[START]

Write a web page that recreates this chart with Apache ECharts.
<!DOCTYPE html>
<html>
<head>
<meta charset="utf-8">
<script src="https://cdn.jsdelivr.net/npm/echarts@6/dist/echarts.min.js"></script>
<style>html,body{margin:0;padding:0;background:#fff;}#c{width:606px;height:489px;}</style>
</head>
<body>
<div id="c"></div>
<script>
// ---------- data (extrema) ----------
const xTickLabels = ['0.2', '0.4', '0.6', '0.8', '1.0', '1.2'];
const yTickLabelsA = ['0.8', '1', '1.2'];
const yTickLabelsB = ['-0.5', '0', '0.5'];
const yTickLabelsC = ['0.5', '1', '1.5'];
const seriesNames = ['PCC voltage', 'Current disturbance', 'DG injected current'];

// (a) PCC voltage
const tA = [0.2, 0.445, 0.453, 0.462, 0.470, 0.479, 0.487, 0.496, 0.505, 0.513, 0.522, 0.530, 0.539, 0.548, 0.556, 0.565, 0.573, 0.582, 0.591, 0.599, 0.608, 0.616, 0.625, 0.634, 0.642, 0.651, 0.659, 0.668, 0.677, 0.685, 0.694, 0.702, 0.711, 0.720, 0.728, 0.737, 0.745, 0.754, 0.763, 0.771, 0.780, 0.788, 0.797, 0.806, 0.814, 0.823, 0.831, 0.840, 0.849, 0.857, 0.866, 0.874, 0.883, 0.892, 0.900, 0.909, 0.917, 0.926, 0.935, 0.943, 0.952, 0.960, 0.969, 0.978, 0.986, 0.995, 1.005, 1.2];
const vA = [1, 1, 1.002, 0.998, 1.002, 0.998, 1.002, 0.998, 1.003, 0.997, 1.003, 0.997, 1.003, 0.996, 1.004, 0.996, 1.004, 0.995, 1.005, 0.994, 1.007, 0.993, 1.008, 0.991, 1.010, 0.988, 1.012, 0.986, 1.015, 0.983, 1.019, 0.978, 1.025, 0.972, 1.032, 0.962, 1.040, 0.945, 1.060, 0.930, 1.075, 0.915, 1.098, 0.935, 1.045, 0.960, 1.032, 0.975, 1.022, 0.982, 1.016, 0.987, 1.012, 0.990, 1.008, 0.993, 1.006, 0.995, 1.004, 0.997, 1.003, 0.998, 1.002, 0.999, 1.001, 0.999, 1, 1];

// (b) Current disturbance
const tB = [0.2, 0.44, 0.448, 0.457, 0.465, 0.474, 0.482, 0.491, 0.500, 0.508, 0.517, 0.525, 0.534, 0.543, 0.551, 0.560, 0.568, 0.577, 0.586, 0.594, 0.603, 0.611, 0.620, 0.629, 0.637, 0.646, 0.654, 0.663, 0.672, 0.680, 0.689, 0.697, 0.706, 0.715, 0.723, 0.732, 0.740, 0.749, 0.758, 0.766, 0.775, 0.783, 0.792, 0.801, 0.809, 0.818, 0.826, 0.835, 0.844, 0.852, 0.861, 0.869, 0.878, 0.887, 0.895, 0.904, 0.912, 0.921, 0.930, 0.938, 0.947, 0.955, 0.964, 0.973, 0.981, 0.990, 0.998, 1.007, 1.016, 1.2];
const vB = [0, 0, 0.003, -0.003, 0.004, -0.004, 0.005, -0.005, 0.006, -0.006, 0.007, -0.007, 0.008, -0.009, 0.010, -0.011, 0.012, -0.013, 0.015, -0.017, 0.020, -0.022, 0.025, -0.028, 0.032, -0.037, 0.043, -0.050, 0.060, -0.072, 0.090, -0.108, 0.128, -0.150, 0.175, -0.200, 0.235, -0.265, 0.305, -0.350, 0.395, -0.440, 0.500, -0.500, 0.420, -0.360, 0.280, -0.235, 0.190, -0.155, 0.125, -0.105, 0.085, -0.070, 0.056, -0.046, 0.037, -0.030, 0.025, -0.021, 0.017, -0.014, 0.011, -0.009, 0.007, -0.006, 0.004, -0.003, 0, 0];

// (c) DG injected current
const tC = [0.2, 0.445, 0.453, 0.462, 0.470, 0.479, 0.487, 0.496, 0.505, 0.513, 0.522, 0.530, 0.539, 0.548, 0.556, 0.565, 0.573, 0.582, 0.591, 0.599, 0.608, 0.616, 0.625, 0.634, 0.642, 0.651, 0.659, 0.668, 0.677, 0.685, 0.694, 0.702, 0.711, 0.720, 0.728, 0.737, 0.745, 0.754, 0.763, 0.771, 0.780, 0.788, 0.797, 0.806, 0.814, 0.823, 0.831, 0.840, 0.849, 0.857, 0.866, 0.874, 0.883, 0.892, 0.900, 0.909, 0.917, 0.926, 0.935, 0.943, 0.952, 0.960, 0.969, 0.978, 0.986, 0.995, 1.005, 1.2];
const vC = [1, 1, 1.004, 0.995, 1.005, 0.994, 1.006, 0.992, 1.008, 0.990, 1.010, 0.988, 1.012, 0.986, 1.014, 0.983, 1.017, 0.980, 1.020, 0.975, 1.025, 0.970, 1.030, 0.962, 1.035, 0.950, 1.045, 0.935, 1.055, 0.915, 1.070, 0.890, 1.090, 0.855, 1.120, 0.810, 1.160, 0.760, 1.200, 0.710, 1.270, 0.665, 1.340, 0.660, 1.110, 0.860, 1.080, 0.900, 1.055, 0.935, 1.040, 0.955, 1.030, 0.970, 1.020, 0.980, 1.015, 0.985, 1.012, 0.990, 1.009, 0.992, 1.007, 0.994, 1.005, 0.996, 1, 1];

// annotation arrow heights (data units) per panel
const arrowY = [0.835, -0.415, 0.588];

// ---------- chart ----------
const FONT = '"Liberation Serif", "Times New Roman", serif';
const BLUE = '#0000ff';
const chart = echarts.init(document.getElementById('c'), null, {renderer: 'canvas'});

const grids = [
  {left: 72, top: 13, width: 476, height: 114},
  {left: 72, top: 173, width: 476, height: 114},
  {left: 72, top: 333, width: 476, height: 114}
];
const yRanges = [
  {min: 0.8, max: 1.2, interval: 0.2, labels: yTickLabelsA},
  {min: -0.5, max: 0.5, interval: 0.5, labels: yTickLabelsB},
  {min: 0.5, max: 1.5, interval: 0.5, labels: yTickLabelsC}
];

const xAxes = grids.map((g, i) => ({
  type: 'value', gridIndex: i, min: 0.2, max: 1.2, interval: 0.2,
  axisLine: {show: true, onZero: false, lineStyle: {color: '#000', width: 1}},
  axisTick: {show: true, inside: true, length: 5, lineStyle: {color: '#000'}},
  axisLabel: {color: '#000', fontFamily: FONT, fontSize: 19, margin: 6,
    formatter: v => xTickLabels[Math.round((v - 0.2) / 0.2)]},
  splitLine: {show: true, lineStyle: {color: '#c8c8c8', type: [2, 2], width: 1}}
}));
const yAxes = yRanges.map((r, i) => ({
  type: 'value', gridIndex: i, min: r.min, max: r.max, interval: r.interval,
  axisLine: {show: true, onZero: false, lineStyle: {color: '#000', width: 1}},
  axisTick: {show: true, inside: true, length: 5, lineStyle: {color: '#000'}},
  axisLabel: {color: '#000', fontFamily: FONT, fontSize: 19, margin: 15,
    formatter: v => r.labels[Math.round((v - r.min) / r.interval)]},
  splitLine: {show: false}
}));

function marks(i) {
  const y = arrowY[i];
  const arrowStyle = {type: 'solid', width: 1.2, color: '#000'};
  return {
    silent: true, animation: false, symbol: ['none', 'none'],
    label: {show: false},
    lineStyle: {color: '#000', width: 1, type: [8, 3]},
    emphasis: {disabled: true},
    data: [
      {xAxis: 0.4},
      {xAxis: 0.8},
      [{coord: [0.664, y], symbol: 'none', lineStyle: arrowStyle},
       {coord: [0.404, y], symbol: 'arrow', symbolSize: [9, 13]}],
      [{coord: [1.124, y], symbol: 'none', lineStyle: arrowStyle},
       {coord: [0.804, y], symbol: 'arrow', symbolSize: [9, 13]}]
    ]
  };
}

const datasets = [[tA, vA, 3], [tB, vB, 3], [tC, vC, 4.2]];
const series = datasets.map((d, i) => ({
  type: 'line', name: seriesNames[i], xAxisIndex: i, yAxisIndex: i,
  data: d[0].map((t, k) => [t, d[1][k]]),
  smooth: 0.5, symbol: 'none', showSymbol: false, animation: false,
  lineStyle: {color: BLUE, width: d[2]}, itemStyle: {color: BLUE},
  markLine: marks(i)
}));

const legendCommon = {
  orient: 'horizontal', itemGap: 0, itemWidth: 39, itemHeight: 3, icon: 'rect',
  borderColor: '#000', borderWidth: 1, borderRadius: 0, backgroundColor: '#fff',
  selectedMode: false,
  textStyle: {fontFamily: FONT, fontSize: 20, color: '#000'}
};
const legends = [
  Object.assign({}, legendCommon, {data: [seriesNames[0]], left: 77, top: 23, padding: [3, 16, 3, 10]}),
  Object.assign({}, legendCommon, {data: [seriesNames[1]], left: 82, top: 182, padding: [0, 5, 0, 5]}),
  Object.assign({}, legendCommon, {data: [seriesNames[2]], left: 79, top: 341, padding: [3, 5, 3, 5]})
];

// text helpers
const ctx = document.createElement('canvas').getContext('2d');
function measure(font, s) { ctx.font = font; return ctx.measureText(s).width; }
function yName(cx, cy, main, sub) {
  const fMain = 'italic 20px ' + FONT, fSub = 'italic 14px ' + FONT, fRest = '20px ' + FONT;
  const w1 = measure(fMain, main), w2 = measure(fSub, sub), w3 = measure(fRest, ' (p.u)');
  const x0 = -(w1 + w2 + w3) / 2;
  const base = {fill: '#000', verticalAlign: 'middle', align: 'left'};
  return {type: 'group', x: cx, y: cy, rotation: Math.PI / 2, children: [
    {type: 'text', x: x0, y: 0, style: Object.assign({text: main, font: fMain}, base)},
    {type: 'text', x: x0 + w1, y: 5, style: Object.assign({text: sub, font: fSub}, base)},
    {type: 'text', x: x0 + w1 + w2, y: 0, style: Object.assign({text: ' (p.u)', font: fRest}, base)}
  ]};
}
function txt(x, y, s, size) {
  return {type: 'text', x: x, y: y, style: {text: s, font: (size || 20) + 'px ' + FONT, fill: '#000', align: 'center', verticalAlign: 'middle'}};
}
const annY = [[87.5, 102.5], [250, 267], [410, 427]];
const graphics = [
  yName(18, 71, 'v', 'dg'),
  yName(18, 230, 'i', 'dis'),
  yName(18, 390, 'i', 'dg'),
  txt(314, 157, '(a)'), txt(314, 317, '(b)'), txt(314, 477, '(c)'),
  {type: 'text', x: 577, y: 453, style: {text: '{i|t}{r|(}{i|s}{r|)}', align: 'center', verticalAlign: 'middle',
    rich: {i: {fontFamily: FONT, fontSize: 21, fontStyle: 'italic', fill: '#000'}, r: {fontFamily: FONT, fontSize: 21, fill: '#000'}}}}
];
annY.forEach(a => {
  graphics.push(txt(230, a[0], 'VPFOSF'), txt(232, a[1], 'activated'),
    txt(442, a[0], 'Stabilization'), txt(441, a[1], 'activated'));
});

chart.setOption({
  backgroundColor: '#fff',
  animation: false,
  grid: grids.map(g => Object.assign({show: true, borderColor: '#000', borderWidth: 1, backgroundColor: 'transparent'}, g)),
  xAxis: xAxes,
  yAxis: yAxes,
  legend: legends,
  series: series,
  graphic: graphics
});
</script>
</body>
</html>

[END]

Return only the lines from the beginning of the material up to and including the line with "0.999, 1, 1];", exactly as written.

**Solved exercise:**
Write a web page that recreates this chart with Apache ECharts.
<!DOCTYPE html>
<html>
<head>
<meta charset="utf-8">
<script src="https://cdn.jsdelivr.net/npm/echarts@6/dist/echarts.min.js"></script>
<style>html,body{margin:0;padding:0;background:#fff;}#c{width:606px;height:489px;}</style>
</head>
<body>
<div id="c"></div>
<script>
// ---------- data (extrema) ----------
const xTickLabels = ['0.2', '0.4', '0.6', '0.8', '1.0', '1.2'];
const yTickLabelsA = ['0.8', '1', '1.2'];
const yTickLabelsB = ['-0.5', '0', '0.5'];
const yTickLabelsC = ['0.5', '1', '1.5'];
const seriesNames = ['PCC voltage', 'Current disturbance', 'DG injected current'];

// (a) PCC voltage
const tA = [0.2, 0.445, 0.453, 0.462, 0.470, 0.479, 0.487, 0.496, 0.505, 0.513, 0.522, 0.530, 0.539, 0.548, 0.556, 0.565, 0.573, 0.582, 0.591, 0.599, 0.608, 0.616, 0.625, 0.634, 0.642, 0.651, 0.659, 0.668, 0.677, 0.685, 0.694, 0.702, 0.711, 0.720, 0.728, 0.737, 0.745, 0.754, 0.763, 0.771, 0.780, 0.788, 0.797, 0.806, 0.814, 0.823, 0.831, 0.840, 0.849, 0.857, 0.866, 0.874, 0.883, 0.892, 0.900, 0.909, 0.917, 0.926, 0.935, 0.943, 0.952, 0.960, 0.969, 0.978, 0.986, 0.995, 1.005, 1.2];
const vA = [1, 1, 1.002, 0.998, 1.002, 0.998, 1.002, 0.998, 1.003, 0.997, 1.003, 0.997, 1.003, 0.996, 1.004, 0.996, 1.004, 0.995, 1.005, 0.994, 1.007, 0.993, 1.008, 0.991, 1.010, 0.988, 1.012, 0.986, 1.015, 0.983, 1.019, 0.978, 1.025, 0.972, 1.032, 0.962, 1.040, 0.945, 1.060, 0.930, 1.075, 0.915, 1.098, 0.935, 1.045, 0.960, 1.032, 0.975, 1.022, 0.982, 1.016, 0.987, 1.012, 0.990, 1.008, 0.993, 1.006, 0.995, 1.004, 0.997, 1.003, 0.998, 1.002, 0.999, 1.001, 0.999, 1, 1];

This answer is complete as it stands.